**THE EXERCISE:** Extract, from the listing that follows, each line containing the word "matplotlib".
=== DATA SUPPLIED ===
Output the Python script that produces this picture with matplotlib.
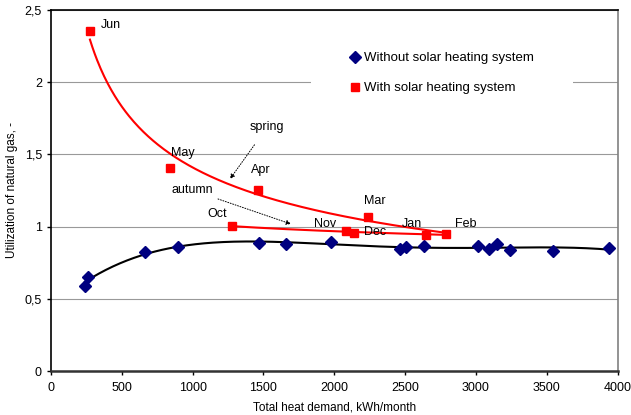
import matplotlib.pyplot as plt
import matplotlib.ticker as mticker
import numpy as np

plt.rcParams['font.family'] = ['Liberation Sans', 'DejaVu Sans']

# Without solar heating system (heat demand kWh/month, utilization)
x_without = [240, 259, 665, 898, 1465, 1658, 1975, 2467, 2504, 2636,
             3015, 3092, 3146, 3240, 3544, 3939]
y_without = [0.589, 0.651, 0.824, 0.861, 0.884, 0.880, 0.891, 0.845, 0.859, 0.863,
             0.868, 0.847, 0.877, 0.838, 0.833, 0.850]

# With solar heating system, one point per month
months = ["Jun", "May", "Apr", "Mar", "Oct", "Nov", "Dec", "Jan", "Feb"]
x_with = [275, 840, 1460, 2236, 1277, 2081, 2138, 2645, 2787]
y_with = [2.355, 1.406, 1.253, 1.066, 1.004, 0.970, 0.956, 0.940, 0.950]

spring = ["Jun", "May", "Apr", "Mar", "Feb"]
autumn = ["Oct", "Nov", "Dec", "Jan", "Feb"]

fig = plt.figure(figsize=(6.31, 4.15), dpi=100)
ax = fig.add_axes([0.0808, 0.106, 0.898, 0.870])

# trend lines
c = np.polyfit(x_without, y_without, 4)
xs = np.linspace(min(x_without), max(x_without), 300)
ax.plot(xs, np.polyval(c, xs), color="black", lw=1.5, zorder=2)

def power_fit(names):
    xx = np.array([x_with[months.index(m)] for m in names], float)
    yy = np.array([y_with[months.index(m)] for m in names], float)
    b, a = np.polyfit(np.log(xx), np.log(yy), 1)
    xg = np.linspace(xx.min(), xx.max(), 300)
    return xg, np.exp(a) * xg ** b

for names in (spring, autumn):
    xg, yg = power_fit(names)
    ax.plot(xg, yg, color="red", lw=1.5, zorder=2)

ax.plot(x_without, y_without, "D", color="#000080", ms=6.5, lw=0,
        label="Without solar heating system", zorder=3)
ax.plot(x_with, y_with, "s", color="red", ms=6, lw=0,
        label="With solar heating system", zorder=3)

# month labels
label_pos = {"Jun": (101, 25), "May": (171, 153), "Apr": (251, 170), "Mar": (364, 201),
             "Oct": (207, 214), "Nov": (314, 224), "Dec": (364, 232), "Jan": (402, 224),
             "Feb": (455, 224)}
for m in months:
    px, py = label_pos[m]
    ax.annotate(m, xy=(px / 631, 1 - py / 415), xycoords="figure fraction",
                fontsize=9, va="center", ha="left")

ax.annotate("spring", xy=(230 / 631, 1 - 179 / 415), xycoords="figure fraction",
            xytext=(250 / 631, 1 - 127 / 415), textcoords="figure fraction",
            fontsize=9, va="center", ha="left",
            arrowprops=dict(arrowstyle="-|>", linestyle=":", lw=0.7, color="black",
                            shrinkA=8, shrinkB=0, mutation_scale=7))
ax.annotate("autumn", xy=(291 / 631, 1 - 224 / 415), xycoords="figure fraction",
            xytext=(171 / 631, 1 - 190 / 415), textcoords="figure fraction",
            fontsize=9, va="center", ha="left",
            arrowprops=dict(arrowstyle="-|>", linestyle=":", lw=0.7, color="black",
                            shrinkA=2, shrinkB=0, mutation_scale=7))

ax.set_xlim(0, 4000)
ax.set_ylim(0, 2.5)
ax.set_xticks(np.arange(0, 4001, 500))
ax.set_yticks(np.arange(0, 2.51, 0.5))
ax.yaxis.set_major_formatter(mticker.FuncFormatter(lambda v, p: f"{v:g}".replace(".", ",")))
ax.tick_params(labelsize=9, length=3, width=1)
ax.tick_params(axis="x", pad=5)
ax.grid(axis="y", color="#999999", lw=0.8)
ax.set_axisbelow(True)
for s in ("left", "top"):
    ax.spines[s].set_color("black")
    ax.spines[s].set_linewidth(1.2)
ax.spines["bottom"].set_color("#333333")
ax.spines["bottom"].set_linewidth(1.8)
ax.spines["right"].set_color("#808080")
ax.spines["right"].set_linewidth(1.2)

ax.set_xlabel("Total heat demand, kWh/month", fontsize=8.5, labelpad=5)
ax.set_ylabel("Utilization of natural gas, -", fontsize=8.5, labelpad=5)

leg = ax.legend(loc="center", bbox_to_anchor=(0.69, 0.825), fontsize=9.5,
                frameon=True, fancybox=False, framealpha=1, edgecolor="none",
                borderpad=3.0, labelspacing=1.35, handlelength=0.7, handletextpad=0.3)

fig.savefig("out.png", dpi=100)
===
=== DATA SUPPLIED ===
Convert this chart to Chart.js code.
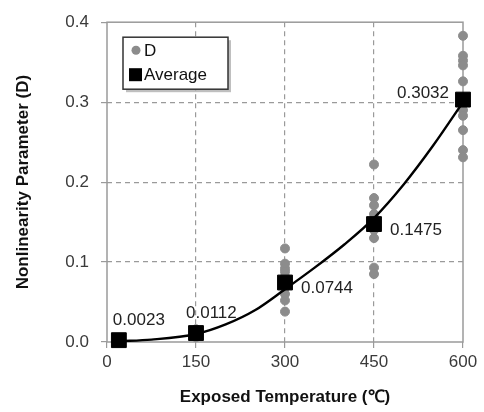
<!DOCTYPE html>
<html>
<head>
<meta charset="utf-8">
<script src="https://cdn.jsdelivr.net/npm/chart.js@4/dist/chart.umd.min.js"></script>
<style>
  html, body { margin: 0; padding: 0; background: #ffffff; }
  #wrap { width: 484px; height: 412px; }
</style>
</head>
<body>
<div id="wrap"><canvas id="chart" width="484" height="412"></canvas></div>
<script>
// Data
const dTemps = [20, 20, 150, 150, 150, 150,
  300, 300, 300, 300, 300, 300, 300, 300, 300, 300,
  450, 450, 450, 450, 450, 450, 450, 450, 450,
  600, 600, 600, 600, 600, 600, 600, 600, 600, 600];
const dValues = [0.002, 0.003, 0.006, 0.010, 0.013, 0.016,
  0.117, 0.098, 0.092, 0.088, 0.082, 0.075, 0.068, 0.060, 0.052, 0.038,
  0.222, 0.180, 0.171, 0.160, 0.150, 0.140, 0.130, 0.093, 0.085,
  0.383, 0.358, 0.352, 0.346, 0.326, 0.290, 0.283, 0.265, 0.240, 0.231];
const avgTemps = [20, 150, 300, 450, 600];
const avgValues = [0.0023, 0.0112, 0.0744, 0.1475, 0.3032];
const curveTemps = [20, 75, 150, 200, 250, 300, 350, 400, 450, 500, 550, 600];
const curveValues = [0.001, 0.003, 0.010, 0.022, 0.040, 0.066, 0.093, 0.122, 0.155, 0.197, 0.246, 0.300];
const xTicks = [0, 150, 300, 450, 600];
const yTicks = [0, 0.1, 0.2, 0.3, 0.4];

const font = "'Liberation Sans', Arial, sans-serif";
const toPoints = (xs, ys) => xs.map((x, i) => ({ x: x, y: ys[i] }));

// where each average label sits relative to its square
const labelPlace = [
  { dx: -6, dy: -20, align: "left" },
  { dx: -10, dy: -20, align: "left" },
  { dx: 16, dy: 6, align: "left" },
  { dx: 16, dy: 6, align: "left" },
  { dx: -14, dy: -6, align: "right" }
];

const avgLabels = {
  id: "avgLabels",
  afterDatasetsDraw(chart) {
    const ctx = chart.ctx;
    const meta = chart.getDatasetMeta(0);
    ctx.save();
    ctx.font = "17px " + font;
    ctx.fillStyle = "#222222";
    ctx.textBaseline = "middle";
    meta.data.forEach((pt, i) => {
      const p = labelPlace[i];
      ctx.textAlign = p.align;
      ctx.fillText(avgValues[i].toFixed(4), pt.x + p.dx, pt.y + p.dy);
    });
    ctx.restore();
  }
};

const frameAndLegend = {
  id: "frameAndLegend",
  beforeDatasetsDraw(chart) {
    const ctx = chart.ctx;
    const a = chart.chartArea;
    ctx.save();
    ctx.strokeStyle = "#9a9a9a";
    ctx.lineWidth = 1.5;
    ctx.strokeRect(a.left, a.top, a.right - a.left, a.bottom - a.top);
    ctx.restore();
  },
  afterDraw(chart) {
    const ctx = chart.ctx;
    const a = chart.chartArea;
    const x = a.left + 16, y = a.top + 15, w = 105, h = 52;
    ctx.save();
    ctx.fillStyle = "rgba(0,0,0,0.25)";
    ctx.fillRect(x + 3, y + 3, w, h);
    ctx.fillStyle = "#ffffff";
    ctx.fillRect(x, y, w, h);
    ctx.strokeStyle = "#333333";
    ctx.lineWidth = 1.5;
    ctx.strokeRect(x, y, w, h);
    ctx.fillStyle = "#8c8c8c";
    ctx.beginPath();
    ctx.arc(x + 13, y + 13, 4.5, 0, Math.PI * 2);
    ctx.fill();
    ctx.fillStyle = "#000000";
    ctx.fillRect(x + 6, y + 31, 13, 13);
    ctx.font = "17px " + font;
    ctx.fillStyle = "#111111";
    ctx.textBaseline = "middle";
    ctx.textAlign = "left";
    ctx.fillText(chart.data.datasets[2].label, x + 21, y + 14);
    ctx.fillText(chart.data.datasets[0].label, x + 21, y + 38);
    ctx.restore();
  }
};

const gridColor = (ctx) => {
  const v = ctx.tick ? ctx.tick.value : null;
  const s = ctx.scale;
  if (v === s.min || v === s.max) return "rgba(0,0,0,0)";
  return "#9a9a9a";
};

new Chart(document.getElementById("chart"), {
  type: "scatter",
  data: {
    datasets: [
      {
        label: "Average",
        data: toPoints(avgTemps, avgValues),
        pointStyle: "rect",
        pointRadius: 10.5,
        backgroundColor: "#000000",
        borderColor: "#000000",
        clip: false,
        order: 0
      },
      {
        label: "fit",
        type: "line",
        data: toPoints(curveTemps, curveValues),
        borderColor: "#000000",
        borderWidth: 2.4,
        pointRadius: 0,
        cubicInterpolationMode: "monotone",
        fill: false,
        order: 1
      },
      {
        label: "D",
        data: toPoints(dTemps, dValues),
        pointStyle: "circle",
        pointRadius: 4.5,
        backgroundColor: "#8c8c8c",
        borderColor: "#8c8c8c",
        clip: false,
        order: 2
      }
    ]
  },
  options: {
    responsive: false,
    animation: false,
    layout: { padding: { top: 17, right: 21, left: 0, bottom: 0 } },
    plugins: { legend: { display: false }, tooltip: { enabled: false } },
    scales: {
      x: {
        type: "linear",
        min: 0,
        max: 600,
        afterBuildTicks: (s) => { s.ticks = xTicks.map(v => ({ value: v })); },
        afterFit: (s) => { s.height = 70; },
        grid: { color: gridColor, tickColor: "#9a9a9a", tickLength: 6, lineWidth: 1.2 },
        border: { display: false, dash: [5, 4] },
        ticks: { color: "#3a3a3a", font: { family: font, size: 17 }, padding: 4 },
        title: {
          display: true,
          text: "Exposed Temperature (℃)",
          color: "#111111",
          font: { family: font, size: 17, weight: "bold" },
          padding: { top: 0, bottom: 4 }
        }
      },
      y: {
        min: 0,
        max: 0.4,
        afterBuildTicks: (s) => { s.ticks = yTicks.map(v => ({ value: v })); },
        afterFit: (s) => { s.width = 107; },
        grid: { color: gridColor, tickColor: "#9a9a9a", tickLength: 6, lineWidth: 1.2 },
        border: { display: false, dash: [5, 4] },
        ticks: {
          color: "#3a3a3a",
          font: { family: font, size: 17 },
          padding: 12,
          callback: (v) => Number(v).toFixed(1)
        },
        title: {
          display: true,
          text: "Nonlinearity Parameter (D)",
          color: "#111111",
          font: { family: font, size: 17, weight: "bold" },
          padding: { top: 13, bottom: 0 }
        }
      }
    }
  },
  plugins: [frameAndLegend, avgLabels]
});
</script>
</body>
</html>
===
**EXPECTED ANSWER:**
Output the Python script that produces this picture with matplotlib.
import matplotlib.pyplot as plt
import matplotlib.ticker as mticker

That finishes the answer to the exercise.